** Data for the task **
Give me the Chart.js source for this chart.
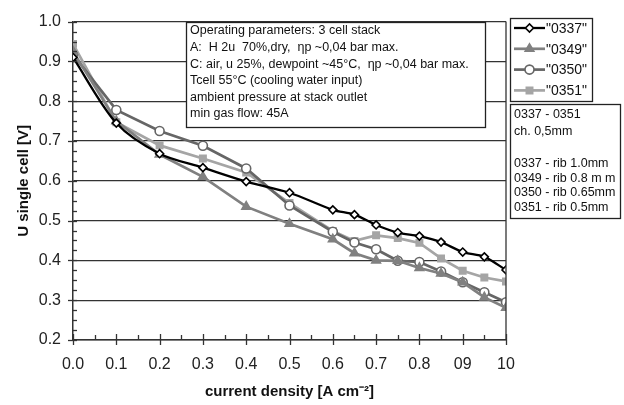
<!DOCTYPE html>
<html>
<head>
<meta charset="utf-8">
<script src="https://cdn.jsdelivr.net/npm/chart.js@4/dist/chart.umd.min.js"></script>
<style>
  html, body { margin: 0; padding: 0; background: #fff; }
  #wrap { position: relative; width: 624px; height: 405px; }
</style>
</head>
<body>
<div id="wrap"><canvas id="cell-chart" width="624" height="405"></canvas></div>
<script>
// current density [A cm-2]
const currentDensity = [0, 0.1, 0.2, 0.3, 0.4, 0.5, 0.6, 0.65, 0.7, 0.75, 0.8, 0.85, 0.9, 0.95, 1.0];
// U single cell [V]
const u0337 = [0.910, 0.745, 0.668, 0.633, 0.598, 0.570, 0.527, 0.515, 0.489, 0.470, 0.461, 0.446, 0.421, 0.409, 0.376];
const u0349 = [0.925, 0.750, 0.666, 0.610, 0.535, 0.492, 0.453, 0.418, 0.400, 0.399, 0.381, 0.367, 0.345, 0.307, 0.281];
const u0350 = [0.917, 0.778, 0.725, 0.688, 0.631, 0.538, 0.472, 0.445, 0.428, 0.399, 0.396, 0.372, 0.345, 0.320, 0.295];
const u0351 = [0.944, 0.747, 0.689, 0.656, 0.621, 0.544, 0.474, 0.449, 0.463, 0.456, 0.444, 0.405, 0.374, 0.357, 0.347];

const seriesNames = ['"0337"', '"0349"', '"0350"', '"0351"'];
const xTickLabels = ['0.0', '0.1', '0.2', '0.3', '0.4', '0.5', '0.6', '0.7', '0.8', '09', '10'];
const yTickLabels = ['0.2', '0.3', '0.4', '0.5', '0.6', '0.7', '0.8', '0.9', '1.0'];

const infoLines = [
  'Operating parameters: 3 cell stack',
  'A:  H 2u  70%,dry,  \u03b7p ~0,04 bar max.',
  'C: air, u 25%, dewpoint ~45\u00b0C,  \u03b7p ~0,04 bar max.',
  'Tcell 55\u00b0C (cooling water input)',
  'ambient pressure at stack outlet',
  'min gas flow: 45A'
];
const ribLines = ['0337 - 0351', 'ch. 0,5mm', '', '0337 - rib 1.0mm', '0349 - rib 0.8 m m', '0350 - rib 0.65mm', '0351 - rib 0.5mm'];

const FONT = "'Liberation Sans', Arial, sans-serif";

const pts = arr => arr.map((v, i) => ({ x: currentDensity[i], y: v }));

const styles = [
  { color: '#000000', fill: '#ffffff', point: 'rectRot', radius: 4, width: 2.3, tension: 0.3 },
  { color: '#808080', fill: '#808080', point: 'triangle', radius: 5, width: 2.7, tension: 0 },
  { color: '#666666', fill: '#ffffff', point: 'circle', radius: 4.5, width: 2.7, tension: 0 },
  { color: '#a5a5a5', fill: '#a5a5a5', point: 'rect', radius: 4.5, width: 2.7, tension: 0 }
];
const values = [u0337, u0349, u0350, u0351];

const datasets = values.map((arr, i) => ({
  label: seriesNames[i],
  data: pts(arr),
  borderColor: styles[i].color,
  borderWidth: styles[i].width,
  pointStyle: styles[i].point,
  pointRadius: styles[i].radius,
  pointBackgroundColor: styles[i].fill,
  pointBorderColor: styles[i].color,
  pointBorderWidth: 1.6,
  tension: styles[i].tension,
  fill: false
}));

// ticks, frame and the text boxes
const decorations = {
  id: 'decorations',
  afterDraw(chart) {
    const { ctx, chartArea: a, scales: { x, y } } = chart;
    ctx.save();
    ctx.strokeStyle = '#333';
    ctx.lineWidth = 1.3;
    // right border
    ctx.beginPath(); ctx.moveTo(a.right, a.top); ctx.lineTo(a.right, a.bottom); ctx.stroke();
    // x ticks
    for (let k = 0; k <= 20; k++) {
      const px = Math.round(x.getPixelForValue(k * 0.05)) + 0.5;
      ctx.beginPath();
      if (k % 2 === 0) { ctx.moveTo(px, a.bottom - 6); ctx.lineTo(px, a.bottom + 5); }
      else { ctx.moveTo(px, a.bottom - 5); ctx.lineTo(px, a.bottom); }
      ctx.stroke();
    }
    // y ticks
    for (let k = 0; k <= 32; k++) {
      const py = Math.round(y.getPixelForValue(0.2 + k * 0.025)) + 0.5;
      ctx.beginPath();
      if (k % 4 === 0) { ctx.moveTo(a.left - 5, py); ctx.lineTo(a.left + 4, py); }
      else { ctx.moveTo(a.left, py); ctx.lineTo(a.left + 4, py); }
      ctx.stroke();
    }

    // operating parameters box
    ctx.fillStyle = '#fff';
    ctx.strokeStyle = '#222';
    ctx.lineWidth = 1.3;
    ctx.fillRect(186.5, 22.5, 299, 105);
    ctx.strokeRect(186.5, 22.5, 299, 105);
    ctx.fillStyle = '#111';
    ctx.font = '12.5px ' + FONT;
    ctx.textBaseline = 'middle';
    ctx.textAlign = 'left';
    infoLines.forEach((t, i) => ctx.fillText(t, 190, 31 + i * 16.6));

    // legend box
    ctx.fillStyle = '#fff';
    ctx.fillRect(510.5, 18.5, 82, 83);
    ctx.strokeRect(510.5, 18.5, 82, 83);
    chart.data.datasets.forEach((ds, i) => {
      const ly = 28 + i * 20.8;
      ctx.strokeStyle = ds.borderColor;
      ctx.lineWidth = ds.borderWidth;
      ctx.beginPath(); ctx.moveTo(514, ly); ctx.lineTo(545, ly); ctx.stroke();
      ctx.fillStyle = ds.pointBackgroundColor;
      ctx.lineWidth = ds.pointBorderWidth;
      if (Chart.helpers && Chart.helpers.drawPoint) {
        Chart.helpers.drawPoint(ctx, { pointStyle: ds.pointStyle, radius: ds.pointRadius, rotation: 0, borderWidth: ds.pointBorderWidth }, 529.5, ly);
      }
      ctx.fillStyle = '#111';
      ctx.font = '14px ' + FONT;
      ctx.fillText(ds.label, 546, ly + 1);
    });

    // rib box
    ctx.strokeStyle = '#222';
    ctx.lineWidth = 1.3;
    ctx.fillStyle = '#fff';
    ctx.fillRect(510.5, 104.5, 110, 114);
    ctx.strokeRect(510.5, 104.5, 110, 114);
    ctx.fillStyle = '#111';
    ctx.font = '12.5px ' + FONT;
    const ribY = [115, 132, 148, 164, 178.5, 193, 207.5];
    ribLines.forEach((t, i) => ctx.fillText(t, 514, ribY[i]));
    ctx.restore();
  }
};

new Chart(document.getElementById('cell-chart'), {
  type: 'line',
  data: { datasets },
  options: {
    responsive: false,
    animation: false,
    layout: { padding: { top: 19, right: 118, left: 0, bottom: 0 } },
    plugins: { legend: { display: false }, tooltip: { enabled: false } },
    scales: {
      x: {
        type: 'linear', min: 0, max: 1,
        afterFit: s => { s.height = 65; },
        ticks: {
          stepSize: 0.1, autoSkip: false, maxRotation: 0, padding: 15,
          color: '#222', font: { family: FONT, size: 16 },
          callback: (v, i) => xTickLabels[i] ?? ''
        },
        grid: { display: false, drawTicks: false },
        border: { display: true, color: '#333', width: 1.5 },
        title: {
          display: true, text: 'current density [A cm\u207b\u00b2]', color: '#111',
          font: { family: FONT, size: 15, weight: 'bold' }, padding: { top: 0, bottom: 4 }
        }
      },
      y: {
        min: 0.2, max: 1.0,
        afterFit: s => { s.width = 73; },
        ticks: {
          stepSize: 0.1, padding: 12, color: '#222', font: { family: FONT, size: 16 },
          callback: (v, i) => yTickLabels[i] ?? ''
        },
        grid: { color: '#333333', lineWidth: 1.3, drawTicks: false },
        border: { display: true, color: '#333', width: 1.5 },
        title: {
          display: true, text: 'U single cell [V]', color: '#111',
          font: { family: FONT, size: 15, weight: 'bold' }, padding: { top: 15, bottom: 0 }
        }
      }
    }
  },
  plugins: [decorations]
});
</script>
</body>
</html>
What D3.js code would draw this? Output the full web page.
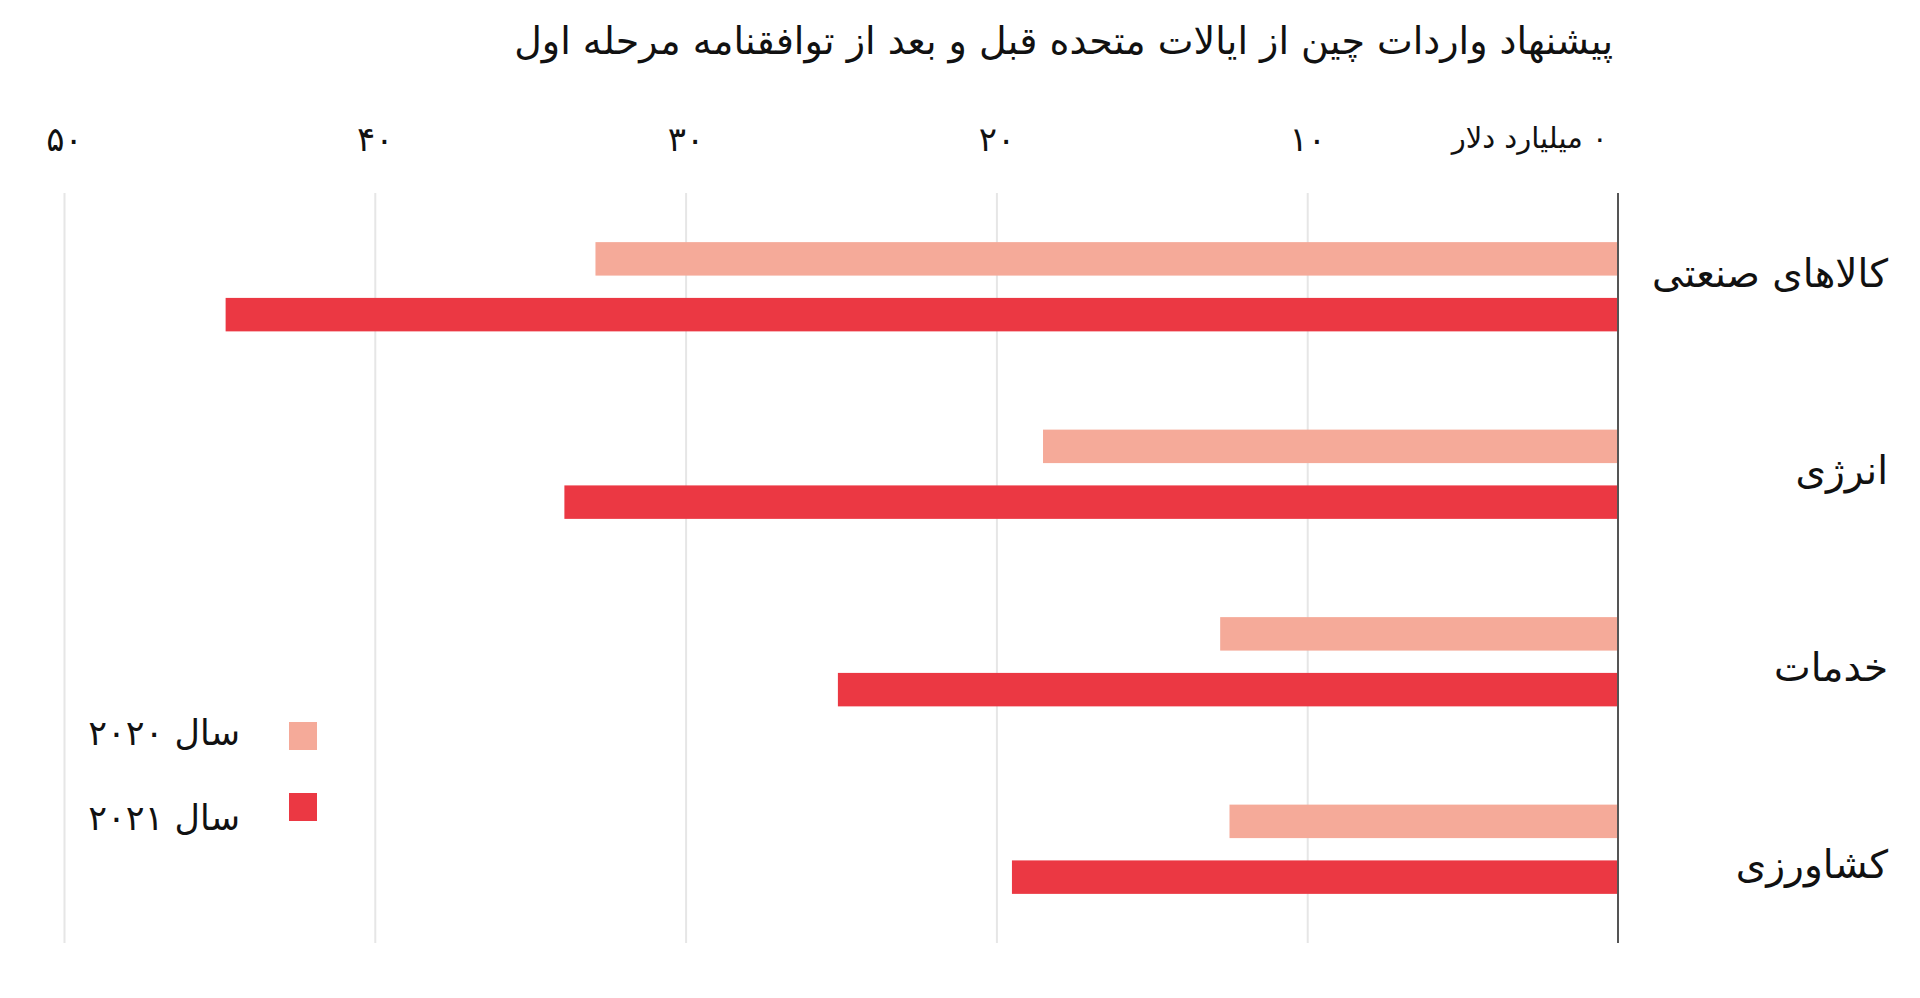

** Work to complete **
Show every line in the records above that contains the word "this".

** Final result **
Give me the Chart.js source for this chart.
What D3.js code would draw this? Output the full web page.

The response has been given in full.